Select Page

The Fitness of Women
to Become Citizens
from the Standpoint of Physical Development

February 15, 1898 — Marble Room, US Senate, Washington DC

 

Among the objections brought against the extension of suffrage to women, that of their physical unfitness to perform military duties is the most plausible, because in the popular mind there is an idea that the right of casting a ballot is in its final analysis dependent upon the ability to defend it with a bullet. . . .

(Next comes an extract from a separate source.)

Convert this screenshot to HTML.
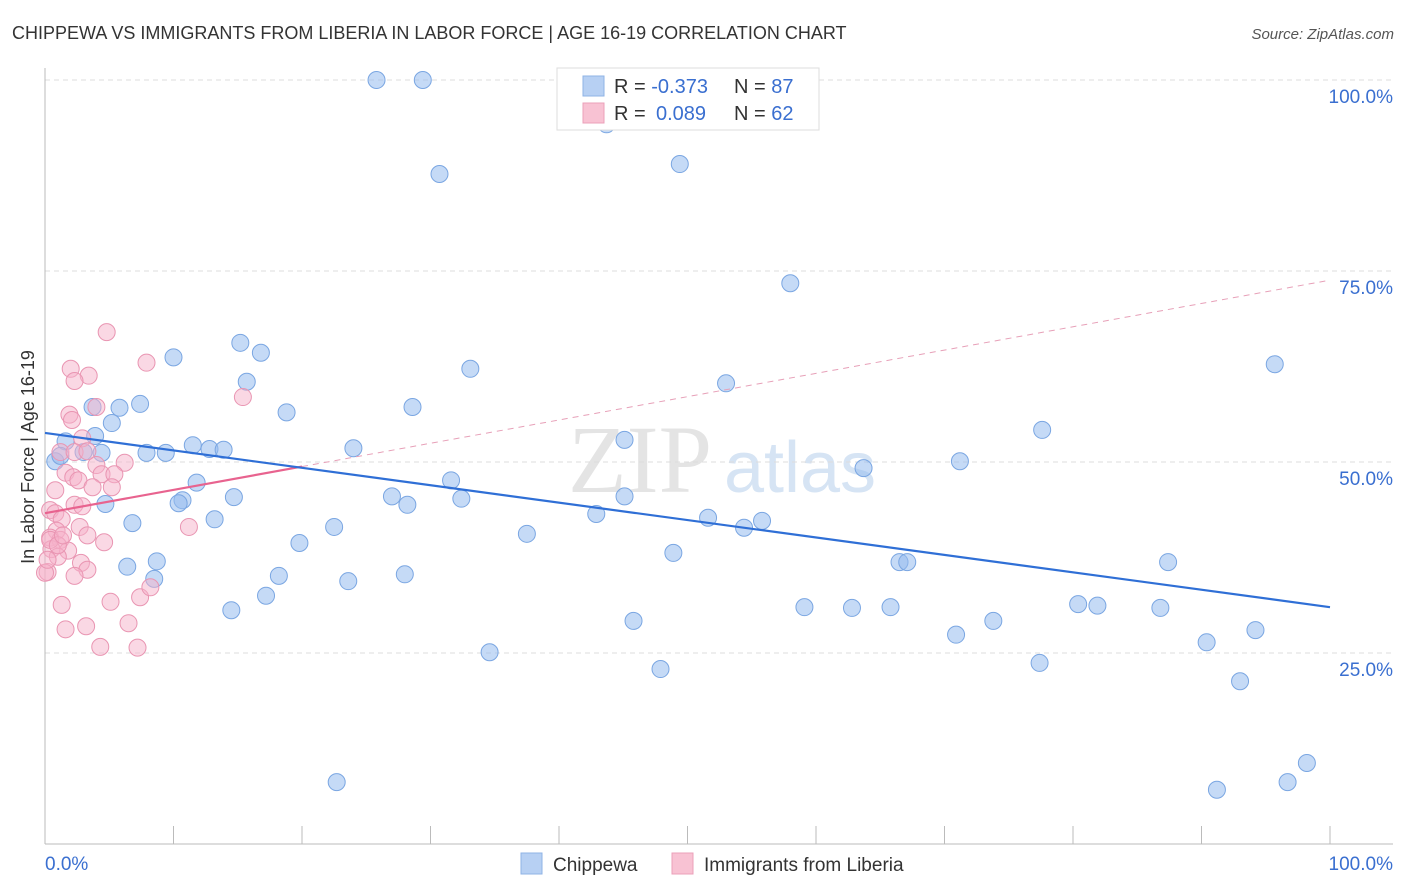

It is by no means self-evident that women are naturally unfitted for fighting or are unwarlike in disposition. The traditions of Amazons and the conduct of savage women give room to believe that the instinct for war was primitively very much the same in both sexes. Though the earliest division of labor among savages known to us is that of assigning war and the chase to men, yet we have no reason to believe that this was done by way of privilege to women; but in the struggle for tribal supremacy that tribe must have ultimately survived and succeeded best which exposed its women the least. Polygamy, universal among primitive races, could in a degree sustain population against the ravages among men of continual warfare, but any large destruction of women must extinguish a tribe that suffered it. So those tribes which earliest engrafted among their customs the exclusion of women from war were the ones that finally survived. . . . 

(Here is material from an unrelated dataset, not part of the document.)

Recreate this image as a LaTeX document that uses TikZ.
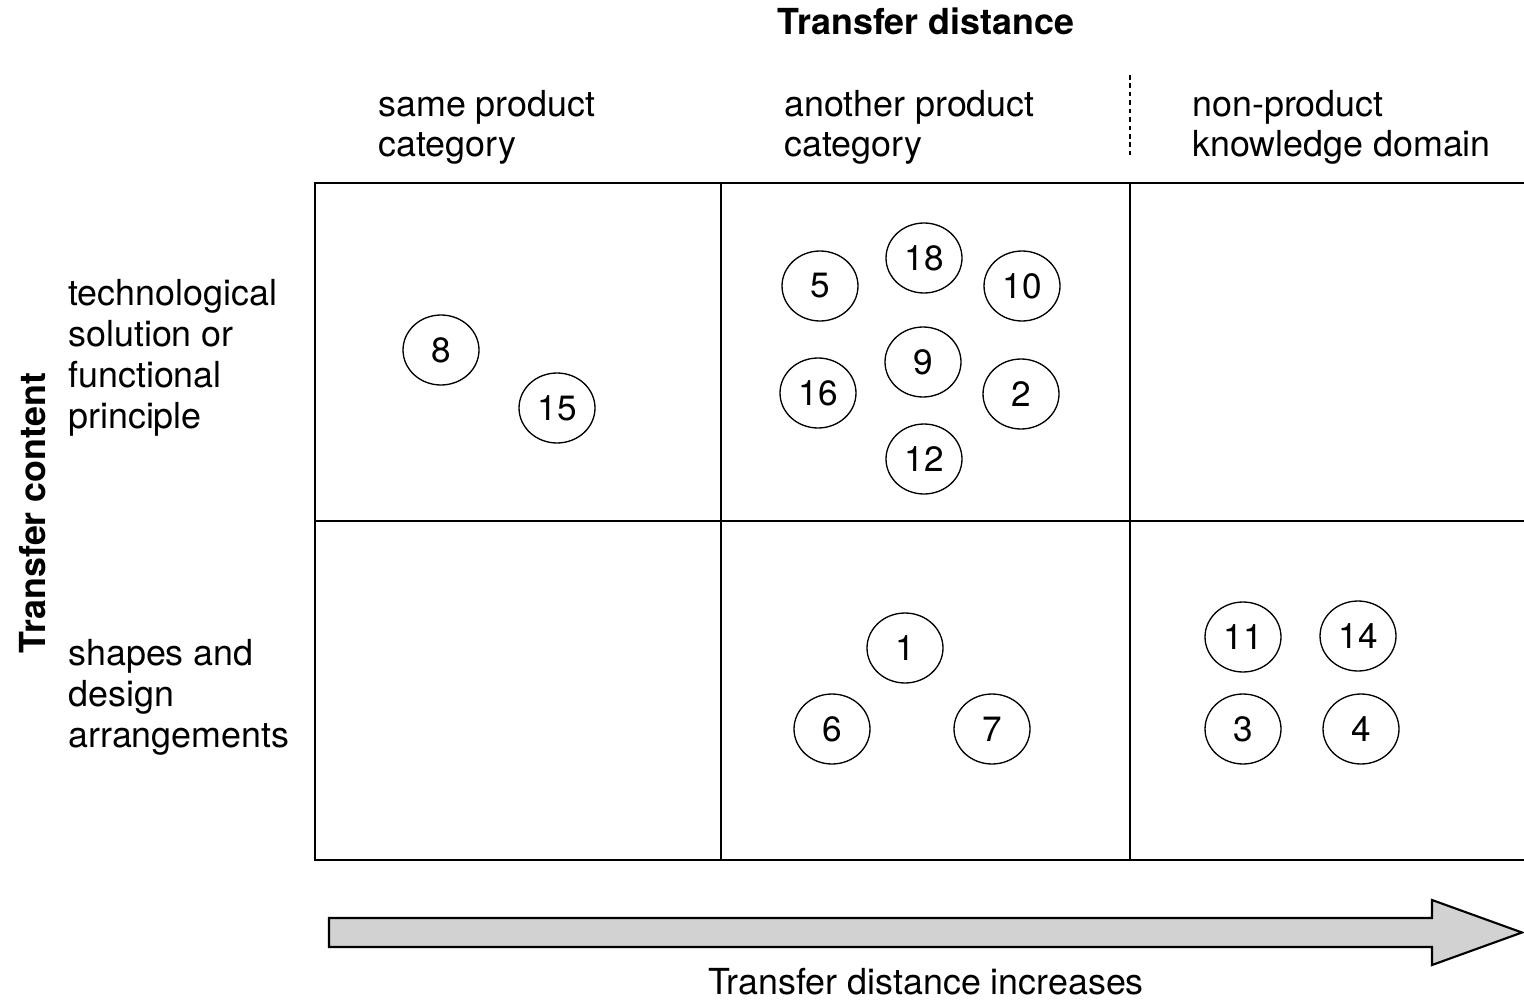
\documentclass[tikz,border=0pt]{standalone}
\usepackage{fontspec}
\setmainfont{TeX Gyre Heros}
\usetikzlibrary{shapes.geometric}
\begin{document}
\begin{tikzpicture}[x=0.02cm,y=-0.02cm,
  txt/.style={font=\fontsize{20.4}{23.2}\selectfont, inner sep=0pt, align=left},
  head/.style={font=\fontsize{20.4}{23.2}\selectfont\bfseries, inner sep=0pt},
  case/.style={ellipse, draw, line width=0.75pt, minimum width=1.52cm, minimum height=1.4cm,
    inner sep=0pt, font=\fontsize{20}{22}\selectfont},
  gridline/.style={line width=1.6pt},
  bigarrow/.style={draw, line width=1.2pt, fill=gray!35, line join=miter}]
\useasboundingbox (0,0) rectangle (1524,1000);

% axis titles
\node[head, anchor=base] (tdist) at (926,35) {Transfer distance};
\node[head, anchor=base, rotate=90] (tcont) at (45,513) {Transfer content};

% column headings (base anchor sits on the last line)
\node[txt, anchor=base west] (c1) at (378,157) {same product\\category};
\node[txt, anchor=base west] (c2) at (784,157) {another product\\category};
\node[txt, anchor=base west] (c3) at (1192,157) {non-product\\knowledge domain};
\coordinate (sepTop) at (1130,75);
\coordinate (sepBot) at (1130,157);
\draw[line width=0.9pt, dash pattern=on 2.6pt off 2.2pt] (sepTop) -- (sepBot);

% row headings
\node[txt, anchor=base west] (r1) at (68,428) {technological\\solution or\\functional\\principle};
\node[txt, anchor=base west] (r2) at (68,747) {shapes and\\design\\arrangements};

% matrix (open on the right)
\draw[gridline] (1524,183) -- (315,183) -- (315,860) -- (1524,860);
\draw[gridline] (315,521) -- (1524,521);
\draw[gridline] (721,183) -- (721,860);
\draw[gridline] (1130,183) -- (1130,860);

% cases: same product category
\node[case] (n8)  at (441,350) {8};
\node[case] (n15) at (557,408) {15};
% cases: another product category, technological
\node[case] (n5)  at (820,286) {5};
\node[case] (n18) at (924,258) {18};
\node[case] (n10) at (1022,286) {10};
\node[case] (n9)  at (923,362) {9};
\node[case] (n16) at (818,393) {16};
\node[case] (n2)  at (1021,394) {2};
\node[case] (n12) at (924,459) {12};
% cases: another product category, shapes
\node[case] (n1)  at (905,648) {1};
\node[case] (n6)  at (832,729) {6};
\node[case] (n7)  at (992,729) {7};
% cases: non-product knowledge domain, shapes
\node[case] (n11) at (1243,637) {11};
\node[case] (n14) at (1358,636) {14};
\node[case] (n3)  at (1243,729) {3};
\node[case] (n4)  at (1361,729) {4};

% distance arrow
\draw[bigarrow] (329,918) -- (1432,918) -- (1432,900) -- (1522,932.5)
  -- (1432,965) -- (1432,947) -- (329,947) -- cycle;
\node[txt, anchor=base] (inc) at (926,994) {Transfer distance increases};
\end{tikzpicture}
\end{document}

Military genius among women has appeared in all ages and people, as in Deborah, Zenobia, Joan of Arc and our own Anna Ella Carroll. The prowess of women has often been conspicuous in besieged cities. Our early history of Indian warfare recounts many of their valiant deeds. It is well known that in the late war many women on both sides eluded the vigilance of recruiting officers, enlisted and fought bravely. Who knows how many of such women there might have been if their enlistment had been desired and stimulated by beat of drum and blare of trumpet and “all the pomp and circumstance of glorious war?” But no State can afford to accept military service from its women, for while a nation may live for ages without soldiers, it could exist but for a span without mothers. Since woman’s exemption from war is not an un-bought privilege, it is evident that in justice men have no superior rights as citizens on that account.

It is an equally fallacious idea that sound expediency demands that every ballot shall be defended by a bullet. The theory of representative government does not admit of any connection between military service and the right and duty of suffrage, even among men. It is trite to point out that the age required for military service begins at eighteen years, when a man is too young to vote, and ends at forty-five years, when he is usually in the prime of his usefulness as a citizen. Some very slight physical defects will incapacitate a man under the usual recruiting rules. Many lawyers, judges, physicians, ministers, merchants, editors, authors, legislators and Congressmen are exempt on the ground of physical incapacity. A citizen’s ability to help govern by voting is in no manner proportioned to ability to bear arms….

In the finest conception of government not only is there room for women to take part, but it can not be realized without help from them. Men alone possess only a half of human wisdom; women possess the other half of it, and a half that must always be somewhat different from men’s, because women must always see from a somewhat different point of view. The wisdom of men must be supplemented by that of women to discover the whole of governmental truth. Women’s help is equally indispensable in persuading society to love and obey law. This help is very largely given now, or civilization as we know it would be impossible. But the best interests of society demand that women’s present indirect and half-conscious influence shall be strengthened by the right of suffrage, so that their sense of duty to government may be stimulated by a clear perception of the connection which exists between power and responsibility.